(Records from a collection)
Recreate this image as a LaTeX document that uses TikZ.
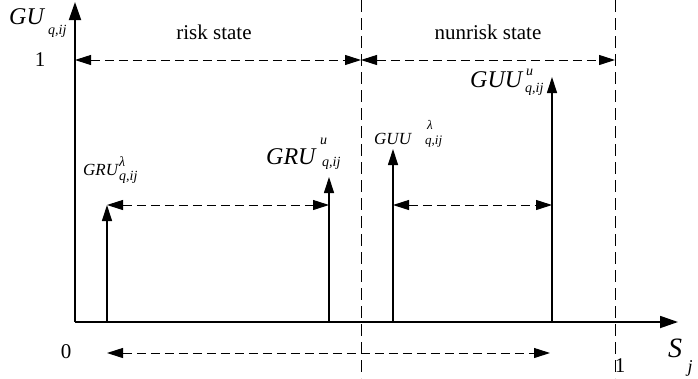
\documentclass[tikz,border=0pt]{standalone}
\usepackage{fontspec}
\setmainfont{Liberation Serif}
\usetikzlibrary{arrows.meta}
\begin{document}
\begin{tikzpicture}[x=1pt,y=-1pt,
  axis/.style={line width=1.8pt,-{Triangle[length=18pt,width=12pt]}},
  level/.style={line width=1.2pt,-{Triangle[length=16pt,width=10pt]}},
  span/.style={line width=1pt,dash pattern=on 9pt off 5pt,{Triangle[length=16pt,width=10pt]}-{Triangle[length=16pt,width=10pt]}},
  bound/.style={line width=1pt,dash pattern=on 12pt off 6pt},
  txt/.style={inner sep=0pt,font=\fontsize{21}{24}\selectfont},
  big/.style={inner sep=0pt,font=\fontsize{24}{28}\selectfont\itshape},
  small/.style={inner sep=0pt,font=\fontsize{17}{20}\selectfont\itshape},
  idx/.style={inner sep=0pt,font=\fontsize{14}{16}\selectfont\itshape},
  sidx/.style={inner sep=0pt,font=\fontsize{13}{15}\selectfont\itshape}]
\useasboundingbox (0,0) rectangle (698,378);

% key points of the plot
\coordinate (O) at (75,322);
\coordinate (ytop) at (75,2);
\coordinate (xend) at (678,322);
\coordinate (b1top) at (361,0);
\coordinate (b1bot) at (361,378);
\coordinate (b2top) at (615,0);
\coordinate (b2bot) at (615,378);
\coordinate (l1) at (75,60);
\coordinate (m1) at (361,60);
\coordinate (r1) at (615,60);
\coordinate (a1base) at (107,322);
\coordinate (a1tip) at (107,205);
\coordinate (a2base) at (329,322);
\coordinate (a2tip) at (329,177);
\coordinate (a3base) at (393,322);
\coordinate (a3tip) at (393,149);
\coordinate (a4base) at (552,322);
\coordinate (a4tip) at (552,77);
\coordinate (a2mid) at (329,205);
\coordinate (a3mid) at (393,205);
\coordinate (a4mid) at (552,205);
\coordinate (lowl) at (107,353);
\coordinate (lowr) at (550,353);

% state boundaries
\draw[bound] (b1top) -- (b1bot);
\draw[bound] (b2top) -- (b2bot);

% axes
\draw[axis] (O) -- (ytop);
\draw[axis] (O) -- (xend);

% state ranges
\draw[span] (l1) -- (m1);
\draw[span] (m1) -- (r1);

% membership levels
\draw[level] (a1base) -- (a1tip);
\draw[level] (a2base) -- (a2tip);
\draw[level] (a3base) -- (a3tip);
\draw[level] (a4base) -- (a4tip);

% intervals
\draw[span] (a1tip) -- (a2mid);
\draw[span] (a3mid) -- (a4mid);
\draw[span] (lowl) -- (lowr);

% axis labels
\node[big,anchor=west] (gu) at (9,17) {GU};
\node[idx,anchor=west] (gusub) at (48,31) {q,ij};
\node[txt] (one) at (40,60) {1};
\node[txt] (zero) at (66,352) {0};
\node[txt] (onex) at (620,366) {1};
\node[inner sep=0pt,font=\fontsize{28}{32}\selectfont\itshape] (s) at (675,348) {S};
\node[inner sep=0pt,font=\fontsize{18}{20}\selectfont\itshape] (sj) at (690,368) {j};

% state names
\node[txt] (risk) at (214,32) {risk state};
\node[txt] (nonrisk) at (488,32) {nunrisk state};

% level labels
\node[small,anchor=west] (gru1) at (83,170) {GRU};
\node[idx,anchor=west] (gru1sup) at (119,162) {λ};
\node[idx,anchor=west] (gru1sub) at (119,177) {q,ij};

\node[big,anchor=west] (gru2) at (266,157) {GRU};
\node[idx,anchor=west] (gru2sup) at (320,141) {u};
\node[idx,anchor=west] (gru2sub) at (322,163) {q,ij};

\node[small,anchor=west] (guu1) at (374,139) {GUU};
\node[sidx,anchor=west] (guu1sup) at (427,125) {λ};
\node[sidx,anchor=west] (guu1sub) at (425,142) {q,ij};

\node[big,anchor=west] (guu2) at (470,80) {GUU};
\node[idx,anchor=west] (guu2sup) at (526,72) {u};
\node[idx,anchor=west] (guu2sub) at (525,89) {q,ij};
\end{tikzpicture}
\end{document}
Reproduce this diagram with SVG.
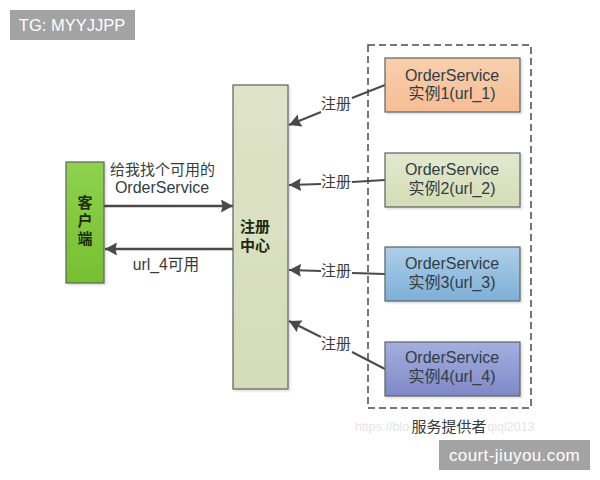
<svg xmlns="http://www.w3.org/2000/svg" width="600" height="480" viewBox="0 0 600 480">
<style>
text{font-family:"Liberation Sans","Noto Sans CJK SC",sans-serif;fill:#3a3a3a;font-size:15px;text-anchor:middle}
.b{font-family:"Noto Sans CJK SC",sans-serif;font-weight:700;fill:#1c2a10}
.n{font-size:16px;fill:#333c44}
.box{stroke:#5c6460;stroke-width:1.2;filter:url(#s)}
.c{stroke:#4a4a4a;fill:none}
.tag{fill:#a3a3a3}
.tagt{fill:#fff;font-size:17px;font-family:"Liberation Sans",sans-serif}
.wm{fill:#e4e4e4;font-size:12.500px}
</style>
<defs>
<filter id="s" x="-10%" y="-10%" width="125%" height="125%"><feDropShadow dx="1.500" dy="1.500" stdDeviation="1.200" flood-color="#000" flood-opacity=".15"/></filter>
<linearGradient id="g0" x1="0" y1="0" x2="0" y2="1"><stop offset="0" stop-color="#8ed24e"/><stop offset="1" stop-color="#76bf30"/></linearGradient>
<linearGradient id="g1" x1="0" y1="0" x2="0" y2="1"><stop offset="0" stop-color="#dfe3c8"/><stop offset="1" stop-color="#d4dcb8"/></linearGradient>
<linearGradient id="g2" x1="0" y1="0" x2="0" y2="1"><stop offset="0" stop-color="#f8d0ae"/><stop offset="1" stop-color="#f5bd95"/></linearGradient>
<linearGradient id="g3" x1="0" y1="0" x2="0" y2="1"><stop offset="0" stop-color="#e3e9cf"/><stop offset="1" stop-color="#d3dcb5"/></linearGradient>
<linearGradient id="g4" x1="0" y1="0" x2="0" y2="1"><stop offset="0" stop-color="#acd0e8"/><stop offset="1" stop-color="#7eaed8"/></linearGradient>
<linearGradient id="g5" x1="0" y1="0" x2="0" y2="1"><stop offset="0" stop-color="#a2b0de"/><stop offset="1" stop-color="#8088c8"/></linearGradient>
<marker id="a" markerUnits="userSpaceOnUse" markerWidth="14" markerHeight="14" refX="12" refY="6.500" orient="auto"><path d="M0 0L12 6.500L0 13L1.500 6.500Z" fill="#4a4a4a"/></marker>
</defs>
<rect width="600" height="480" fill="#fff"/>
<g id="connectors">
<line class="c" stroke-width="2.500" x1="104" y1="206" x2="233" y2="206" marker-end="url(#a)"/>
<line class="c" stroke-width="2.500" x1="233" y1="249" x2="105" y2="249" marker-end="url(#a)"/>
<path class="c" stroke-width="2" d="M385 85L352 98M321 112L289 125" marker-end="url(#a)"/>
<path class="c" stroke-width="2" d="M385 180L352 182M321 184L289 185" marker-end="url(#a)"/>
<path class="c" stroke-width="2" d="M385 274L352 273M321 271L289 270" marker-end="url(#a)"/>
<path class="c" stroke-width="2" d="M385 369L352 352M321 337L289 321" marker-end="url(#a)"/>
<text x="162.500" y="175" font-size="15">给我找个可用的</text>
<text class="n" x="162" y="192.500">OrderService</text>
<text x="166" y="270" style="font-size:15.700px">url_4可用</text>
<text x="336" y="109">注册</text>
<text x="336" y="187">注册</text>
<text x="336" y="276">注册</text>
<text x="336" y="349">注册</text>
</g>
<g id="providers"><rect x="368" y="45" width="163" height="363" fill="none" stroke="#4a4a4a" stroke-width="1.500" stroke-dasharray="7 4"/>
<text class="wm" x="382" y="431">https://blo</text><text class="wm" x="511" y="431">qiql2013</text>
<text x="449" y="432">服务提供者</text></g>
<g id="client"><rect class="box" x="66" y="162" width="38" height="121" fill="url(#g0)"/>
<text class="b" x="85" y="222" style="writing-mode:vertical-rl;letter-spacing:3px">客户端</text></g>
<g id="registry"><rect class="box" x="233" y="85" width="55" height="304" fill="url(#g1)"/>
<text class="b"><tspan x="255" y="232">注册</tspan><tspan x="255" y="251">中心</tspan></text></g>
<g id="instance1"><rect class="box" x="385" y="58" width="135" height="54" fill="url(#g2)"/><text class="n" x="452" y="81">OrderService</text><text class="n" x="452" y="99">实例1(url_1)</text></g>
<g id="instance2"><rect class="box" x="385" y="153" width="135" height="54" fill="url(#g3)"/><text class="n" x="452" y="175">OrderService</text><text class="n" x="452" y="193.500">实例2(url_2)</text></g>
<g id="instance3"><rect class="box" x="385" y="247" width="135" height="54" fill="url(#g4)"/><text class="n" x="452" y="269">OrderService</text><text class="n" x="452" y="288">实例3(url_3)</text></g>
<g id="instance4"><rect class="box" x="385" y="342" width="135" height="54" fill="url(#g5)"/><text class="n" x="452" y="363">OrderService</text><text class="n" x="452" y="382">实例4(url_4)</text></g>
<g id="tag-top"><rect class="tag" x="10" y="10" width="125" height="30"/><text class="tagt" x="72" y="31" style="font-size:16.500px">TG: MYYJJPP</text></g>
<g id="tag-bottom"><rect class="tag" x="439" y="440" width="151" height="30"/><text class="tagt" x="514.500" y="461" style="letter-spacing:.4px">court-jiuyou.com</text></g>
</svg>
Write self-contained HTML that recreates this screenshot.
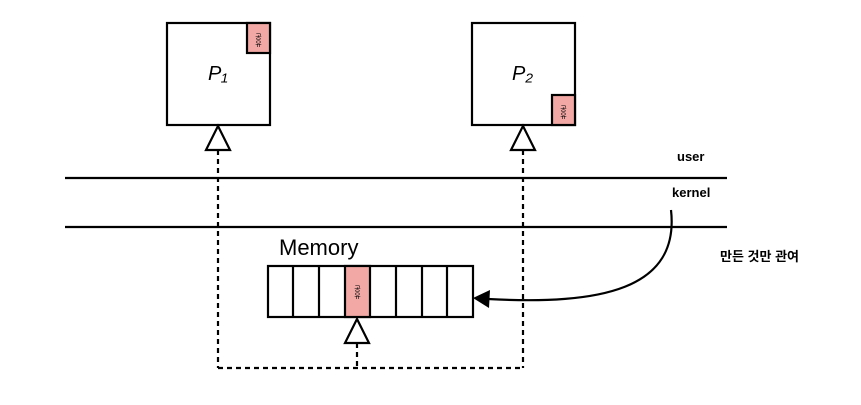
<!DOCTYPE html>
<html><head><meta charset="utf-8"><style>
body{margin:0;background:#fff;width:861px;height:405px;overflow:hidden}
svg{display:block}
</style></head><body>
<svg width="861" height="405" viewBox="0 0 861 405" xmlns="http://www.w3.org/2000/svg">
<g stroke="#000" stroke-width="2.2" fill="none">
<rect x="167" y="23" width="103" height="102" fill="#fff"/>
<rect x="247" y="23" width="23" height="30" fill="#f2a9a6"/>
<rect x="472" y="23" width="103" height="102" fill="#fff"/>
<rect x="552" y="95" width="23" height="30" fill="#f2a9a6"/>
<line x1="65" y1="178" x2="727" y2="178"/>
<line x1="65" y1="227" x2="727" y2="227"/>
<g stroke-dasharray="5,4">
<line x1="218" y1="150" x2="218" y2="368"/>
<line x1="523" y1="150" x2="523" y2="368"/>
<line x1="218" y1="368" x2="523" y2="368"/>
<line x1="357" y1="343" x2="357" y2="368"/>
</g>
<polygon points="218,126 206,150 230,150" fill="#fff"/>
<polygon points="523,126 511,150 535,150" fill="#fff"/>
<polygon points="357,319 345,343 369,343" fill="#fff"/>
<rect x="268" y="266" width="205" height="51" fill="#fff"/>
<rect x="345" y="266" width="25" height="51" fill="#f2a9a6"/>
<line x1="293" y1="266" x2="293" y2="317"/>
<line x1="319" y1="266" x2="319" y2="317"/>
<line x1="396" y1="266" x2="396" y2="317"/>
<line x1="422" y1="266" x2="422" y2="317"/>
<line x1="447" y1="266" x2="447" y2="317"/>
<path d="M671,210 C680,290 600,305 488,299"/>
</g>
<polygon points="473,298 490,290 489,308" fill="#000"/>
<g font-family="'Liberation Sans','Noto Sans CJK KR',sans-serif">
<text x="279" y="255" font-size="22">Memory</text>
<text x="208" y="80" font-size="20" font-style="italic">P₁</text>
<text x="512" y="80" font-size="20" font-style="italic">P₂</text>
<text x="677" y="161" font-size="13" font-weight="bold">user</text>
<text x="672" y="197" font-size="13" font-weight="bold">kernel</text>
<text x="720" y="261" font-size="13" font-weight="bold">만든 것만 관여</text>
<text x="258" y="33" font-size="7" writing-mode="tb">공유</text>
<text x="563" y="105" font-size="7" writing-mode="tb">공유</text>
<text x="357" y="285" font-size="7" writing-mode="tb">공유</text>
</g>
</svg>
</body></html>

**EXERCISE INSTRUCTIONS:**
Only the number is wanted: how many lines above include the word "that"?

**THE REPLY:**
2